Task directions: Reproduce the listing word for word. Skip any image.
-------- Dataset section
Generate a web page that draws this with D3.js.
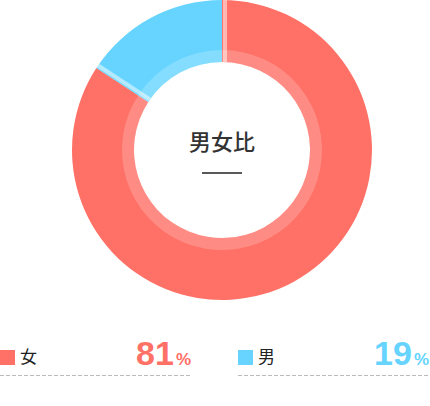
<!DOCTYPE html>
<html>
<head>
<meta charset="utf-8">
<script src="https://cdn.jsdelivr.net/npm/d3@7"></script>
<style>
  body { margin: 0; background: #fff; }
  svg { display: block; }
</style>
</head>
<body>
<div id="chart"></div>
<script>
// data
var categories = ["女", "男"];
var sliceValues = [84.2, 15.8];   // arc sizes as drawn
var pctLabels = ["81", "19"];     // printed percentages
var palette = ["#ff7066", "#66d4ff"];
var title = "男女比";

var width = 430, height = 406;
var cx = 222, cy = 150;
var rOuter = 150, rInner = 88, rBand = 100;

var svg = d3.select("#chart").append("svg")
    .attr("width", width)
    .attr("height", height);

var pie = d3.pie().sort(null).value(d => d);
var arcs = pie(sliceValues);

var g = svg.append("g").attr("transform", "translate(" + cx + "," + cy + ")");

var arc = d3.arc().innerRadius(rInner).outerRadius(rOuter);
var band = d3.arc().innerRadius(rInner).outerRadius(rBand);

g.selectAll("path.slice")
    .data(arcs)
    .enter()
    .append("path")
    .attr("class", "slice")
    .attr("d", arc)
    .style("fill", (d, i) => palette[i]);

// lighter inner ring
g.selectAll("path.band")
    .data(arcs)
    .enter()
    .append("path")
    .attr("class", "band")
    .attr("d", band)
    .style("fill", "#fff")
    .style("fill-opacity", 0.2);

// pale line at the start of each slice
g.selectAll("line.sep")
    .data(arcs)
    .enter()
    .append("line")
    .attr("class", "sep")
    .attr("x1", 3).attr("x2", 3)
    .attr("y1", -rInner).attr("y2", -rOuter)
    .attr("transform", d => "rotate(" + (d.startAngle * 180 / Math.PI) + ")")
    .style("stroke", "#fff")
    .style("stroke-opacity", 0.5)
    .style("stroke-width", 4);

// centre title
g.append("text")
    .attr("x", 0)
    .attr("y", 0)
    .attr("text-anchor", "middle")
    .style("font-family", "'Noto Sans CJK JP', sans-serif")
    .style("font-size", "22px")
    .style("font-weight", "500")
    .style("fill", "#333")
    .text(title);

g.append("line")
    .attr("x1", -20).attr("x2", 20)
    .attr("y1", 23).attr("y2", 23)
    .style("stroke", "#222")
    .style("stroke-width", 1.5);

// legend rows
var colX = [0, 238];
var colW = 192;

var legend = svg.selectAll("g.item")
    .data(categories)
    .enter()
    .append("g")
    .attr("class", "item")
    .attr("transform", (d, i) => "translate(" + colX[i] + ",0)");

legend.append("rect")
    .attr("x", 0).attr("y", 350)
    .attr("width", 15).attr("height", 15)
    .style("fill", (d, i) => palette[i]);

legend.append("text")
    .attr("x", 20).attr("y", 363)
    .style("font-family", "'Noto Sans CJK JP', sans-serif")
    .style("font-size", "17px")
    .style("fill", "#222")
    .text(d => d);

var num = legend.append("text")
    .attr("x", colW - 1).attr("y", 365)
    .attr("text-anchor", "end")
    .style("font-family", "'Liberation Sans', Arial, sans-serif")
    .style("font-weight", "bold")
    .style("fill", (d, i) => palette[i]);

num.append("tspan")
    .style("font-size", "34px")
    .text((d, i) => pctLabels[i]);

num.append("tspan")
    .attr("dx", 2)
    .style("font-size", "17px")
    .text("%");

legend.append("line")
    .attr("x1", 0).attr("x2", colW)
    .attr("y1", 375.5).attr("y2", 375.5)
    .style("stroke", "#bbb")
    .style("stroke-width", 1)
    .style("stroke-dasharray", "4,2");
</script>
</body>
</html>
----------------
Solved exercise:
Generate a web page that draws this with D3.js.
<!DOCTYPE html>
<html>
<head>
<meta charset="utf-8">
<script src="https://cdn.jsdelivr.net/npm/d3@7"></script>
<style>
  body { margin: 0; background: #fff; }
  svg { display: block; }
</style>
</head>
<body>
<div id="chart"></div>
<script>
// data
var categories = ["女", "男"];
var sliceValues = [84.2, 15.8];   // arc sizes as drawn
var pctLabels = ["81", "19"];     // printed percentages
var palette = ["#ff7066", "#66d4ff"];
var title = "男女比";

var width = 430, height = 406;
var cx = 222, cy = 150;
var rOuter = 150, rInner = 88, rBand = 100;

var svg = d3.select("#chart").append("svg")
    .attr("width", width)
    .attr("height", height);

var pie = d3.pie().sort(null).value(d => d);
var arcs = pie(sliceValues);

var g = svg.append("g").attr("transform", "translate(" + cx + "," + cy + ")");

var arc = d3.arc().innerRadius(rInner).outerRadius(rOuter);
var band = d3.arc().innerRadius(rInner).outerRadius(rBand);

g.selectAll("path.slice")
    .data(arcs)
    .enter()
    .append("path")
    .attr("class", "slice")
    .attr("d", arc)
    .style("fill", (d, i) => palette[i]);

// lighter inner ring
g.selectAll("path.band")
    .data(arcs)
    .enter()
    .append("path")
    .attr("class", "band")
    .attr("d", band)
    .style("fill", "#fff")
    .style("fill-opacity", 0.2);

// pale line at the start of each slice
g.selectAll("line.sep")
    .data(arcs)
    .enter()
    .append("line")
    .attr("class", "sep")
    .attr("x1", 3).attr("x2", 3)
    .attr("y1", -rInner).attr("y2", -rOuter)
    .attr("transform", d => "rotate(" + (d.startAngle * 180 / Math.PI) + ")")
    .style("stroke", "#fff")
    .style("stroke-opacity", 0.5)
    .style("stroke-width", 4);

// centre title
g.append("text")
    .attr("x", 0)
    .attr("y", 0)
    .attr("text-anchor", "middle")
    .style("font-family", "'Noto Sans CJK JP', sans-serif")
    .style("font-size", "22px")
    .style("font-weight", "500")
    .style("fill", "#333")
    .text(title);

g.append("line")
    .attr("x1", -20).attr("x2", 20)
    .attr("y1", 23).attr("y2", 23)
    .style("stroke", "#222")
    .style("stroke-width", 1.5);

// legend rows
var colX = [0, 238];
var colW = 192;

var legend = svg.selectAll("g.item")
    .data(categories)
    .enter()
    .append("g")
    .attr("class", "item")
    .attr("transform", (d, i) => "translate(" + colX[i] + ",0)");

legend.append("rect")
    .attr("x", 0).attr("y", 350)
    .attr("width", 15).attr("height", 15)
    .style("fill", (d, i) => palette[i]);

legend.append("text")
    .attr("x", 20).attr("y", 363)
    .style("font-family", "'Noto Sans CJK JP', sans-serif")
    .style("font-size", "17px")
    .style("fill", "#222")
    .text(d => d);

var num = legend.append("text")
    .attr("x", colW - 1).attr("y", 365)
    .attr("text-anchor", "end")
    .style("font-family", "'Liberation Sans', Arial, sans-serif")
    .style("font-weight", "bold")
    .style("fill", (d, i) => palette[i]);

num.append("tspan")
    .style("font-size", "34px")
    .text((d, i) => pctLabels[i]);

num.append("tspan")
    .attr("dx", 2)
    .style("font-size", "17px")
    .text("%");

legend.append("line")
    .attr("x1", 0).attr("x2", colW)
    .attr("y1", 375.5).attr("y2", 375.5)
    .style("stroke", "#bbb")
    .style("stroke-width", 1)
    .style("stroke-dasharray", "4,2");
</script>
</body>
</html>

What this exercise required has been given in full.